Peter kindly took us out to dinner at a restaurant in town right on the promenade of boats. Skevigen was a very lucky choice, for as R replaced the impeller he found the blockage had also caused the pump bracket to crack and it was only a matter of time before it would become worse. Coincidentally there was a huge boatbuilding yard nearby who welded the damage in a few minutes.
9 July took us into Arendal, only 8 miles up the coast where we tied up at the marina and walked around this lovely old town and replenished our food supplies. The next day we had another sail in sunshine and big ocean rollers to Kragero and Hellefjord, anchoring for the night in Abyfjord. We had great fishing success there---a young family came and gave us 6 wriggling mackerel for dinner! A great way to catch fish.

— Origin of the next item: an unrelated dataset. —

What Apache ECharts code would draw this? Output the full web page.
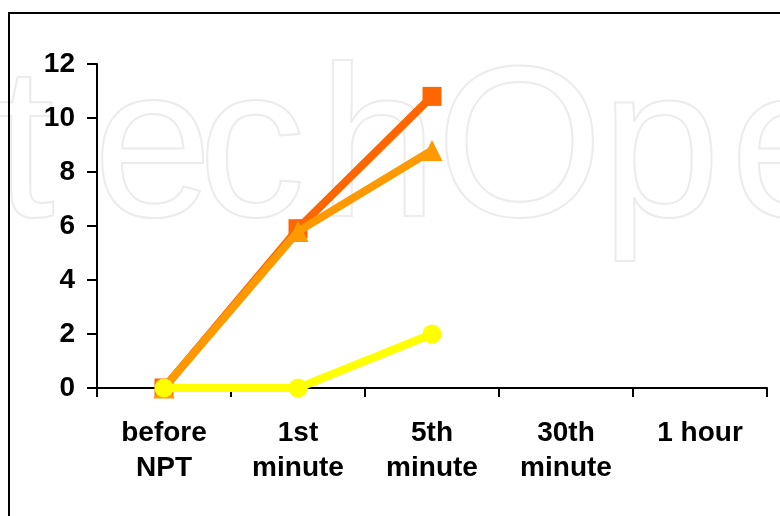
<!DOCTYPE html>
<html><head><meta charset="utf-8">
<script src="https://cdn.jsdelivr.net/npm/echarts@6/dist/echarts.min.js"></script>
<style>html,body{margin:0;padding:0;background:#fff}#c{width:780px;height:516px}</style>
</head><body><div id="c"></div>
<script>
const categories = ['before\nNPT', '1st\nminute', '5th\nminute', '30th\nminute', '1 hour'];
const seriesDarkOrange = [0, 5.9, 10.8, null, null];
const seriesOrange = [0, 5.8, 8.8, null, null];
const seriesYellow = [0, 0, 2, null, null];
const yTicks = { min: 0, max: 12, interval: 2 };

// faint background watermark letters (decoration)
const watermarkLetters = ['t', 'e', 'c', 'h', 'O', 'p', 'e'];
const watermarkLeft = [-6, 92, 197, 317, 435, 600, 729];

const font = 'Liberation Sans';
const graphics = watermarkLetters.map((ch, i) => ({
  type: 'text', left: watermarkLeft[i], top: 48, z: 0, silent: true,
  style: { text: ch, font: '215px "Liberation Sans"', fill: 'transparent', stroke: '#ececec', lineWidth: 2 }
}));
graphics.push({ type: 'rect', z: 1, silent: true, shape: { x: 9, y: 13, width: 800, height: 600 },
  style: { fill: 'transparent', stroke: '#000', lineWidth: 2 } });

const chart = echarts.init(document.getElementById('c'), null, { renderer: 'canvas' });
chart.setOption({
  animation: false,
  backgroundColor: '#fff',
  graphic: graphics,
  grid: { left: 97, top: 64, right: 13, bottom: 128, containLabel: false },
  xAxis: {
    type: 'category', data: categories, boundaryGap: true,
    axisLine: { lineStyle: { color: '#000', width: 2 } },
    axisTick: { show: true, length: 9, inside: false, lineStyle: { color: '#000', width: 2 } },
    axisLabel: { color: '#000', fontFamily: font, fontWeight: 'bold', fontSize: 28, lineHeight: 35, margin: 28, interval: 0 },
    splitLine: { show: false }
  },
  yAxis: {
    type: 'value', min: yTicks.min, max: yTicks.max, interval: yTicks.interval,
    axisLine: { show: true, lineStyle: { color: '#000', width: 2 } },
    axisTick: { show: true, length: 10, lineStyle: { color: '#000', width: 2 } },
    axisLabel: { color: '#000', fontFamily: font, fontWeight: 'bold', fontSize: 28, margin: 22 },
    splitLine: { show: false }
  },
  series: [
    { type: 'line', data: seriesDarkOrange, symbol: 'rect', symbolSize: 19, z: 3,
      lineStyle: { color: '#FF6600', width: 8 }, itemStyle: { color: '#FF6600' } },
    { type: 'line', data: seriesOrange, symbol: 'triangle', symbolSize: 21, z: 4,
      lineStyle: { color: '#FF9900', width: 8 }, itemStyle: { color: '#FF9900' } },
    { type: 'line', data: seriesYellow, symbol: 'circle', symbolSize: 19, z: 5,
      lineStyle: { color: '#FFFF00', width: 8 }, itemStyle: { color: '#FFFF00' } }
  ]
});
</script></body></html>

July 12 started off with rain, but the sun came out and we had a great reach up the Oslofjord to Hvasser, where Roland enticed Peter to have a swim in the warm water!!! We could not believe the size of the cottages and the number of smart runabouts at their docks. Easy to see where Norway's newfound wealth is being spent. As one local remarked, Everyone is wealthy in Norway. Neither Norway, nor Switzerland want to join the EU, no wonder when their combined wealth exceeds all the other member countries put together!
After yet another blow and rain, a late start the next day saw us have a great run in 25knts up the Oslofjord into the Droebaksund, passing through a narrow gateway of 2 markers with deep water between a 2 metre sill into Sandspollen, first stop for many Oslo yachties heading off for their annual holidays which started that weekend. We saw more yachts in that bay than we had seen sailing the previous 2 months. A beautiful spot with pine trees right down to the water in a virtually totally enclosed circular bay.
14 July we sailed up the Oslofjord to Snaroykilen, 3 miles from downtown Oslo, an island with many enormous houses and expensive homes. Peter's stay with us was fast coming to an end, and we motored into Oslo and tied up at KNS, in time to see 3 museums including the Viking ships, the Kon Tiki and the Fram, where we had a close look at the famous Gjoa. Museumed out for one day, Peter took us out to dinner near the KNS (the yacht club is closed for the summer as most of the members have gone on vacation, taking their boats). We took Peter to the station to catch the train to the airport on the 16th, and did all our laundry in time to collect Olivia and James from the same station on the 17th. Our friends from Nordlys came and stayed a night on board, they have left Nordlys, after having just completed their circumnavigation, in the Caribbean and have come over to visit friends and relatives.
It is wonderful to have Olivia and James on board, and we are hoping Gilbert will be able to join us for some time, he has just sailed from France to Palma on Kokomo of London. The Nordlys' friends, Tove and Gunner who have sailed the world in their boat, Embla, took us to the Maritime museum with its spectacular panorama movie of Norway, and also to the Vigeland Park, where there are thousands of amazing sculptures by Gustav Vigeland, what an enormous amount of work from one person. Then we had dinner in their lovely home - always a treat to meet people in the countries we visit.
Soon we will set off south to explore more of the beautiful southeast coast before crossing over to cruise the Swedish side of the Oslofjord, planning to take about a month to reach Gotenburg.